__DATA SECTION__:
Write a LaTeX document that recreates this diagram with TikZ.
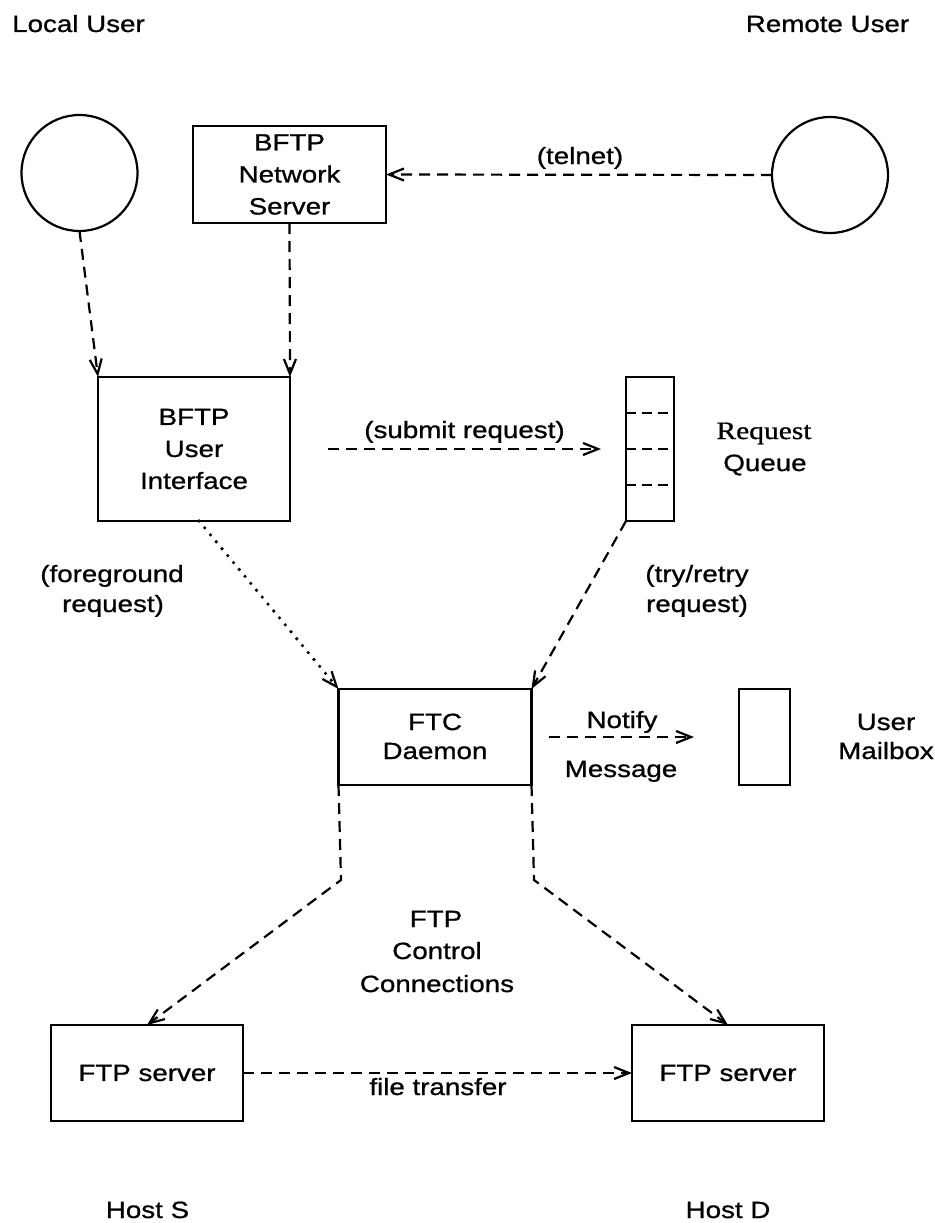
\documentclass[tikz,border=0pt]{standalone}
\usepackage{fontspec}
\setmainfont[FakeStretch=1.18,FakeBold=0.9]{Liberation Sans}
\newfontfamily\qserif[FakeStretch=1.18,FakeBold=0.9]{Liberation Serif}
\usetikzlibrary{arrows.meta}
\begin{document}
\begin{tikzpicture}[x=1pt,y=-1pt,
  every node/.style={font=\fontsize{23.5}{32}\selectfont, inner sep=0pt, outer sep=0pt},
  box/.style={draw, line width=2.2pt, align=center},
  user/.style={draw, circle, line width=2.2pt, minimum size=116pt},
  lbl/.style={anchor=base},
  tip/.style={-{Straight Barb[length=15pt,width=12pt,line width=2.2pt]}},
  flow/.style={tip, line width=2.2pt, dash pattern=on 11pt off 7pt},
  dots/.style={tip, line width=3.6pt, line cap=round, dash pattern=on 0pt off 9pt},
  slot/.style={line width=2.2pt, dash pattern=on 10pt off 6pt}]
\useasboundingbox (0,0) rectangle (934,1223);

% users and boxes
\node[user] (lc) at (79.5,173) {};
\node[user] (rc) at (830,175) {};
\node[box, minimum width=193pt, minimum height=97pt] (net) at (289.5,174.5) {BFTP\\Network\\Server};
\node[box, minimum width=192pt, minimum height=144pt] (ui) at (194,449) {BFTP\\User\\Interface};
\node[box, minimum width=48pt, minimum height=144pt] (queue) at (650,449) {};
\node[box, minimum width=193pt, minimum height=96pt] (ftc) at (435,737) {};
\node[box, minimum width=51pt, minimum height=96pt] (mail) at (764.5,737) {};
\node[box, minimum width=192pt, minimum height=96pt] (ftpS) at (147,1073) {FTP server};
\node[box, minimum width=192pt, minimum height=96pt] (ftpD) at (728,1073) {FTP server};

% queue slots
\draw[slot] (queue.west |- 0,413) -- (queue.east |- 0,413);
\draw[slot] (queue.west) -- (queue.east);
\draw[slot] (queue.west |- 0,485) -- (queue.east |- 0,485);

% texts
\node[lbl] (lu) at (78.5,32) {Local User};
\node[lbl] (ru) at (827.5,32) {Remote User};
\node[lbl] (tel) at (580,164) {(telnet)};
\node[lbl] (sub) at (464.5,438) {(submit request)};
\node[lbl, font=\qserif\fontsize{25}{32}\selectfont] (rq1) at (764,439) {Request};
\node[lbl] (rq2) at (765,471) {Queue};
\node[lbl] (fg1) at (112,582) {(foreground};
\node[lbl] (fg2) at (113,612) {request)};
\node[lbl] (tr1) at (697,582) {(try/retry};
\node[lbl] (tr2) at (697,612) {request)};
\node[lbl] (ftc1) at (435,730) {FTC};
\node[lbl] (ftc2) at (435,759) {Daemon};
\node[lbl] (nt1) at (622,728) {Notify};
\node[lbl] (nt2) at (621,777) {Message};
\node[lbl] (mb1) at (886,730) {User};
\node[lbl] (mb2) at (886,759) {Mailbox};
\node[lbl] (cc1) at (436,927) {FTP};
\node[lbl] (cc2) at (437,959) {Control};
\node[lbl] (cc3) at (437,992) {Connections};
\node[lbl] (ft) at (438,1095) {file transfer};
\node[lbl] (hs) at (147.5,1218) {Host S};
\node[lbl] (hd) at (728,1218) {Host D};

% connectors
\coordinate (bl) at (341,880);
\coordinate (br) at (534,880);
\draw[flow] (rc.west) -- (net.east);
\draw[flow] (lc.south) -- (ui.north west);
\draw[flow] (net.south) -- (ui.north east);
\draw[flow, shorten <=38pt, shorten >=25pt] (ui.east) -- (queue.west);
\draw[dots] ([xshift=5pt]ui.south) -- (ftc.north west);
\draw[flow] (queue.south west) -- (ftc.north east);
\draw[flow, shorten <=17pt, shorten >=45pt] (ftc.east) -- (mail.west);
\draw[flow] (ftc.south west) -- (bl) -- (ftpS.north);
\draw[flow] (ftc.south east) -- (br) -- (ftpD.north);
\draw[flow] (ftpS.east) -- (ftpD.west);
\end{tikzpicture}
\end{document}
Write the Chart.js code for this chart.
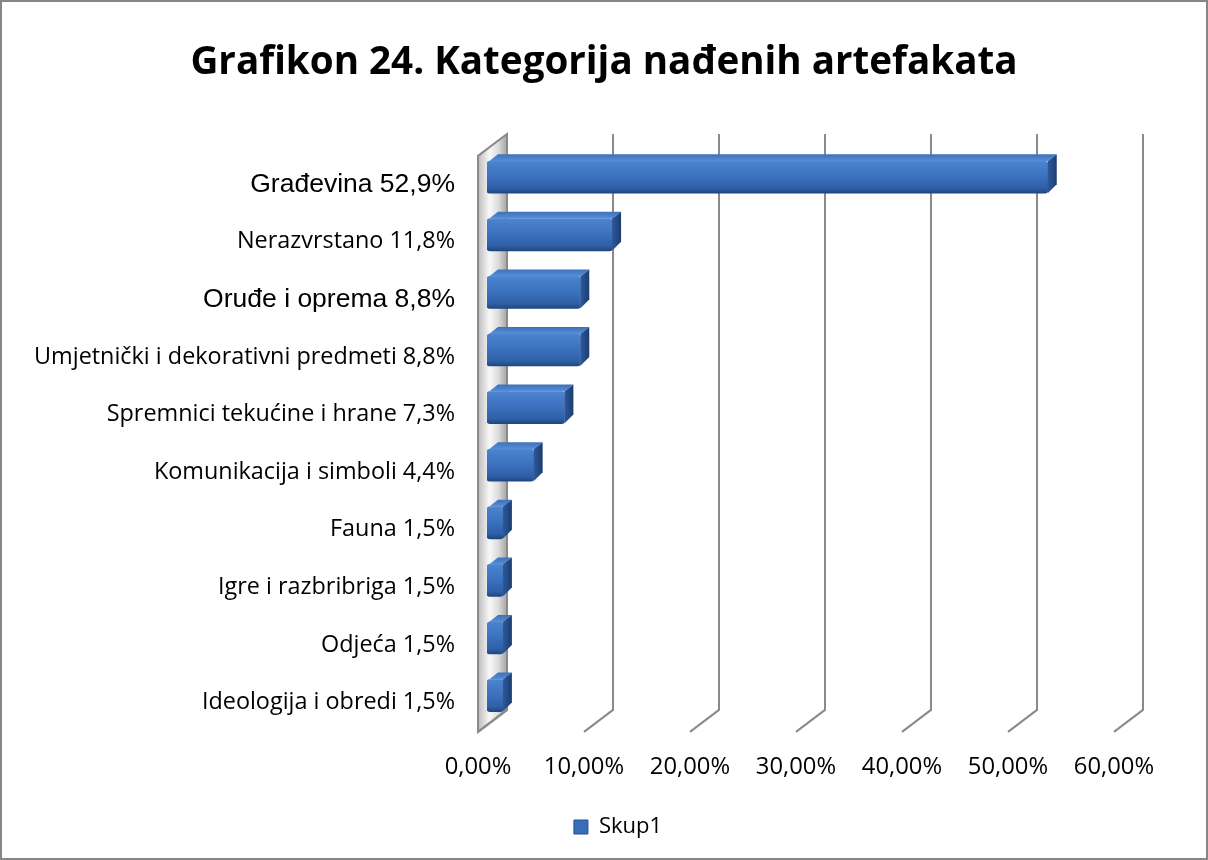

__WHAT IS REQUIRED__: Reproduce the data above word for word from its first line through the line that holds "(queue.east |- 0,485);", both ends included; skip pictures.

__TASK ANSWER__:
Write a LaTeX document that recreates this diagram with TikZ.
\documentclass[tikz,border=0pt]{standalone}
\usepackage{fontspec}
\setmainfont[FakeStretch=1.18,FakeBold=0.9]{Liberation Sans}
\newfontfamily\qserif[FakeStretch=1.18,FakeBold=0.9]{Liberation Serif}
\usetikzlibrary{arrows.meta}
\begin{document}
\begin{tikzpicture}[x=1pt,y=-1pt,
  every node/.style={font=\fontsize{23.5}{32}\selectfont, inner sep=0pt, outer sep=0pt},
  box/.style={draw, line width=2.2pt, align=center},
  user/.style={draw, circle, line width=2.2pt, minimum size=116pt},
  lbl/.style={anchor=base},
  tip/.style={-{Straight Barb[length=15pt,width=12pt,line width=2.2pt]}},
  flow/.style={tip, line width=2.2pt, dash pattern=on 11pt off 7pt},
  dots/.style={tip, line width=3.6pt, line cap=round, dash pattern=on 0pt off 9pt},
  slot/.style={line width=2.2pt, dash pattern=on 10pt off 6pt}]
\useasboundingbox (0,0) rectangle (934,1223);

% users and boxes
\node[user] (lc) at (79.5,173) {};
\node[user] (rc) at (830,175) {};
\node[box, minimum width=193pt, minimum height=97pt] (net) at (289.5,174.5) {BFTP\\Network\\Server};
\node[box, minimum width=192pt, minimum height=144pt] (ui) at (194,449) {BFTP\\User\\Interface};
\node[box, minimum width=48pt, minimum height=144pt] (queue) at (650,449) {};
\node[box, minimum width=193pt, minimum height=96pt] (ftc) at (435,737) {};
\node[box, minimum width=51pt, minimum height=96pt] (mail) at (764.5,737) {};
\node[box, minimum width=192pt, minimum height=96pt] (ftpS) at (147,1073) {FTP server};
\node[box, minimum width=192pt, minimum height=96pt] (ftpD) at (728,1073) {FTP server};

% queue slots
\draw[slot] (queue.west |- 0,413) -- (queue.east |- 0,413);
\draw[slot] (queue.west) -- (queue.east);
\draw[slot] (queue.west |- 0,485) -- (queue.east |- 0,485);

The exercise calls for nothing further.